§ Task description: Include the line containing "from bokeh.core.properties import value" and all lines before it, repeated exactly from the listing below, without pictures.

§ Data provided:
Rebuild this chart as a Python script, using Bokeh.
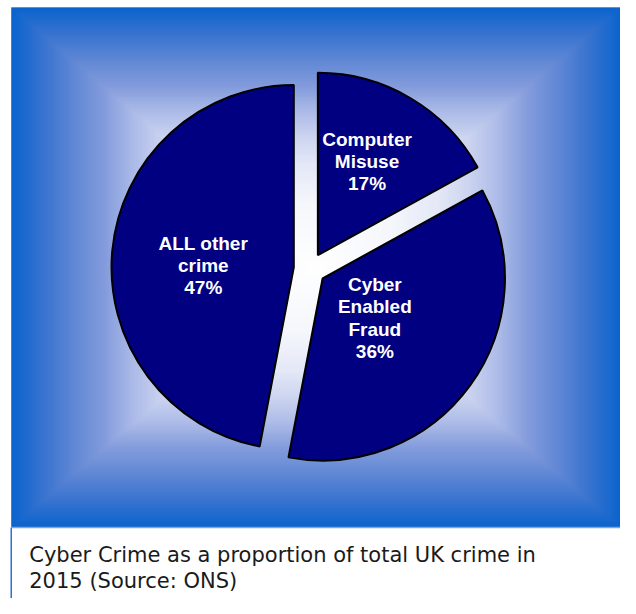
import numpy as np
from bokeh.plotting import figure
from bokeh.models import Range1d
from bokeh.embed import file_html
from bokeh.resources import INLINE
from bokeh.core.properties import value

# ---------------- data ----------------
categories = ["Computer Misuse", "Cyber Enabled Fraud", "ALL other crime"]
label_lines = [["Computer", "Misuse"], ["Cyber", "Enabled", "Fraud"], ["ALL other", "crime"]]
shares = [17, 36, 47]
caption_lines = ["Cyber Crime as a proportion of total UK crime in", "2015 (Source: ONS)"]

# ---------------- layout ----------------
REF_W, REF_H = 636, 614          # reference picture size (layout units)
W, H = 620, 598                  # canvas size in px
S = W / REF_W                    # px per layout unit


def Y(sy):
    return REF_H - sy


def fs(px):
    return "%.1fpx" % (px * S)


p = figure(width=W, height=H, x_range=Range1d(0, REF_W), y_range=Range1d(0, REF_H),
           output_backend="svg", toolbar_location=None, min_border=0,
           x_axis_type=None, y_axis_type=None)
p.grid.visible = False
p.outline_line_color = None
p.background_fill_color = "white"
p.border_fill_color = "white"

# background rectangular gradient (blue edges -> white centre)
bx0, bx1, by0, by1 = 11, 636, 7, 541
gw, gh = bx1 - bx0, by1 - by0
gx = np.arange(gw) + 0.5 + bx0
gy = np.arange(gh) + 0.5 + by0
GX, GY = np.meshgrid(gx, gy)
gcx, gcy = (bx0 + bx1) / 2, (by0 + by1) / 2
s = 1 - np.maximum(np.abs(GX - gcx) / (gw / 2), np.abs(GY - gcy) / (gh / 2))
stop_s = [0.0, 0.1, 0.2, 0.3, 0.4, 0.5, 0.6, 0.75, 1.0]
stop_r = [10, 55, 95, 130, 172, 205, 228, 245, 255]
stop_g = [100, 115, 135, 155, 187, 213, 232, 247, 255]
stop_b = [205, 208, 213, 220, 232, 240, 247, 252, 255]
img = np.empty((gh, gw), dtype=np.uint32)
view = img.view(dtype=np.uint8).reshape((gh, gw, 4))
view[..., 0] = np.interp(s, stop_s, stop_r).astype(np.uint8)
view[..., 1] = np.interp(s, stop_s, stop_g).astype(np.uint8)
view[..., 2] = np.interp(s, stop_s, stop_b).astype(np.uint8)
view[..., 3] = 255
img = img[::-1].copy()
p.image_rgba(image=[img], x=bx0, y=Y(by1), dw=gw, dh=gh)

# caption box borders
p.line(x=[bx0, bx0], y=[Y(by1), Y(620)], line_color="#2f6fd0", line_width=1.5)
p.line(x=[bx0, 640], y=[Y(by1), Y(by1)], line_color="#7aa5e8", line_width=1.5)

# pie
total = float(sum(shares))
ang = np.pi / 2 - 2 * np.pi * np.cumsum([0] + shares) / total
starts = ang[:-1]
ends = ang[1:]
mids = (starts + ends) / 2
pcx, pcy = 317.2, Y(275.6)
R = 187
explode = 16.4
wx = pcx + explode * np.cos(mids)
wy = pcy + explode * np.sin(mids)
p.wedge(x=wx, y=wy, radius=R, start_angle=ends, end_angle=starts, direction="anticlock",
        fill_color="#000080", line_color="black", line_width=2)

# slice labels (anchor = first-line baseline, offset from pie centre)
label_anchor = [(58.8, -132.9), (66.8, 16.1), (-109.2, -26.6)]
line_step = 22.8
tx, ty, tt = [], [], []
for lines, share, (dx, dy) in zip(label_lines, shares, label_anchor):
    for i, t in enumerate(lines + ["%d%%" % share]):
        tx.append(pcx + dx)
        ty.append(pcy - dy - i * line_step)
        tt.append(t)
p.text(x=tx, y=ty, text=tt, text_font=value("Liberation Sans"), text_font_style="bold",
       text_font_size=fs(19.5), text_color="white", text_align="center",
       text_baseline="alphabetic")

# caption
cap_y = [569, 596]
p.text(x=[29.5] * len(caption_lines), y=[Y(v) for v in cap_y], text=caption_lines,
       text_font=value("DejaVu Sans"), text_font_size=fs(21.5), text_color="#1a1a1a",
       text_align="left", text_baseline="alphabetic")

open("out.html", "w").write(file_html(p, INLINE))
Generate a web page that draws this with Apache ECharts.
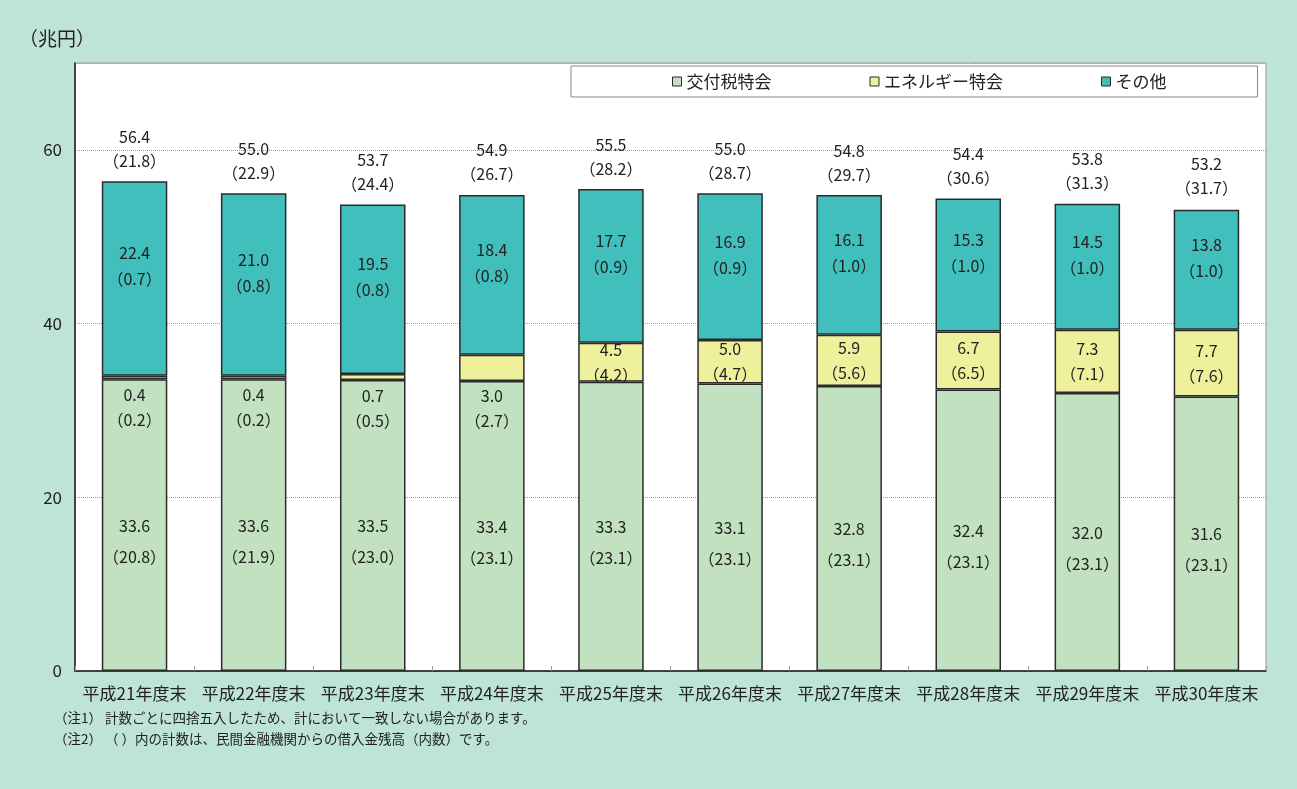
<!DOCTYPE html>
<html>
<head>
<meta charset="utf-8">
<script src="https://cdn.jsdelivr.net/npm/echarts@6/dist/echarts.min.js"></script>
<style>
html,body{margin:0;padding:0;background:#bee3d7;}
#c{width:1297px;height:789px;}
</style>
</head>
<body>
<div id="c"></div>
<script>
const categories = ['平成21年度末','平成22年度末','平成23年度末','平成24年度末','平成25年度末','平成26年度末','平成27年度末','平成28年度末','平成29年度末','平成30年度末'];
const kofuzei = [33.6, 33.6, 33.5, 33.4, 33.3, 33.1, 32.8, 32.4, 32.0, 31.6];
const kofuzeiPriv = [20.8, 21.9, 23.0, 23.1, 23.1, 23.1, 23.1, 23.1, 23.1, 23.1];
const energy = [0.4, 0.4, 0.7, 3.0, 4.5, 5.0, 5.9, 6.7, 7.3, 7.7];
const energyPriv = [0.2, 0.2, 0.5, 2.7, 4.2, 4.7, 5.6, 6.5, 7.1, 7.6];
const other = [22.4, 21.0, 19.5, 18.4, 17.7, 16.9, 16.1, 15.3, 14.5, 13.8];
const otherPriv = [0.7, 0.8, 0.8, 0.8, 0.9, 0.9, 1.0, 1.0, 1.0, 1.0];
const total = [56.4, 55.0, 53.7, 54.9, 55.5, 55.0, 54.8, 54.4, 53.8, 53.2];
const totalPriv = [21.8, 22.9, 24.4, 26.7, 28.2, 28.7, 29.7, 30.6, 31.3, 31.7];
const seriesNames = ['交付税特会', 'エネルギー特会', 'その他'];
const yTicks = [0, 20, 40, 60];

const FONT = '"Noto Sans CJK JP", "Noto Sans", sans-serif';
const fmt = v => v.toFixed(1);
const two = (vals, priv) => p => fmt(vals[p.dataIndex]) + '\n（' + fmt(priv[p.dataIndex]) + '）';
const barBorder = { borderColor: '#2b2b2b', borderWidth: 1.5 };
const lbl = { show: true, color: '#222', fontSize: 16, fontFamily: FONT };

const chart = echarts.init(document.getElementById('c'), null, { renderer: 'canvas' });
chart.setOption({
  backgroundColor: '#bee3d7',
  animation: false,
  textStyle: { fontFamily: FONT },
  grid: { left: 75, right: 31, top: 63, bottom: 118, show: true, backgroundColor: '#ffffff', borderColor: '#9a9a9a', borderWidth: 1 },
  legend: {
    data: seriesNames,
    left: 571, top: 66,
    padding: [7, 91, 7, 101],
    itemGap: 98, itemWidth: 9, itemHeight: 9,
    icon: 'rect',
    backgroundColor: '#ffffff', borderColor: '#8a8a8a', borderWidth: 1,
    textStyle: { fontSize: 17, color: '#222', fontFamily: FONT },
    itemStyle: { borderColor: '#2b2b2b', borderWidth: 1 }
  },
  xAxis: {
    type: 'category', data: categories,
    axisLine: { lineStyle: { color: '#1a1a1a', width: 1.5 } },
    axisTick: { show: true, inside: true, length: 5, interval: 0, lineStyle: { color: '#999' } },
    axisLabel: { fontSize: 17, color: '#222', margin: 14, interval: 0, fontFamily: FONT }
  },
  yAxis: {
    type: 'value', min: 0, max: 70, interval: 20,
    axisLine: { show: true, lineStyle: { color: '#1a1a1a', width: 1.5 } },
    axisTick: { show: false },
    axisLabel: { fontSize: 17, color: '#222', margin: 13, fontFamily: FONT,
      formatter: v => yTicks.includes(v) ? String(v) : '' },
    splitLine: { show: true, lineStyle: { color: '#999', type: 'dotted', width: 1 } }
  },
  graphic: [
    { type: 'text', left: 19, top: 29, style: { text: '（兆円）', font: '19px ' + FONT, fill: '#222' } },
    { type: 'text', left: 54, top: 711, style: { text: '（注1） 計数ごとに四捨五入したため、計において一致しない場合があります。', font: '13.5px ' + FONT, fill: '#222' } },
    { type: 'text', left: 54, top: 732, style: { text: '（注2） （ ）内の計数は、民間金融機関からの借入金残高（内数）です。', font: '13.5px ' + FONT, fill: '#222' } }
  ],
  series: [
    {
      name: seriesNames[0], type: 'bar', stack: 'a', barWidth: '55%', data: kofuzei,
      itemStyle: Object.assign({ color: '#c2e1c0' }, barBorder),
      label: Object.assign({}, lbl, { position: 'inside', offset: [0, 16], lineHeight: 31, formatter: two(kofuzei, kofuzeiPriv) })
    },
    {
      name: seriesNames[1], type: 'bar', stack: 'a', data: energy.map(v => v < 4 ? {
        value: v, label: { position: 'bottom', distance: 3 } } : { value: v }),
      itemStyle: Object.assign({ color: '#eff09b' }, barBorder),
      label: Object.assign({}, lbl, { position: 'inside', lineHeight: 25, formatter: two(energy, energyPriv) })
    },
    {
      name: seriesNames[2], type: 'bar', stack: 'a', data: other,
      itemStyle: Object.assign({ color: '#41bfbc' }, barBorder),
      label: Object.assign({}, lbl, { position: 'inside', offset: [0, -12], lineHeight: 26, formatter: two(other, otherPriv) })
    },
    {
      name: '計', type: 'line', data: total, symbol: 'circle', symbolSize: 1,
      itemStyle: { color: 'rgba(0,0,0,0)' }, lineStyle: { opacity: 0 },
      label: Object.assign({}, lbl, { position: 'top', distance: 8, lineHeight: 24, formatter: two(total, totalPriv) }),
      z: 10
    }
  ]
});
</script>
</body>
</html>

§ Solution:
Rebuild this chart as a Python script, using Bokeh.
import numpy as np
from bokeh.plotting import figure
from bokeh.models import Range1d
from bokeh.embed import file_html
from bokeh.resources import INLINE
from bokeh.core.properties import value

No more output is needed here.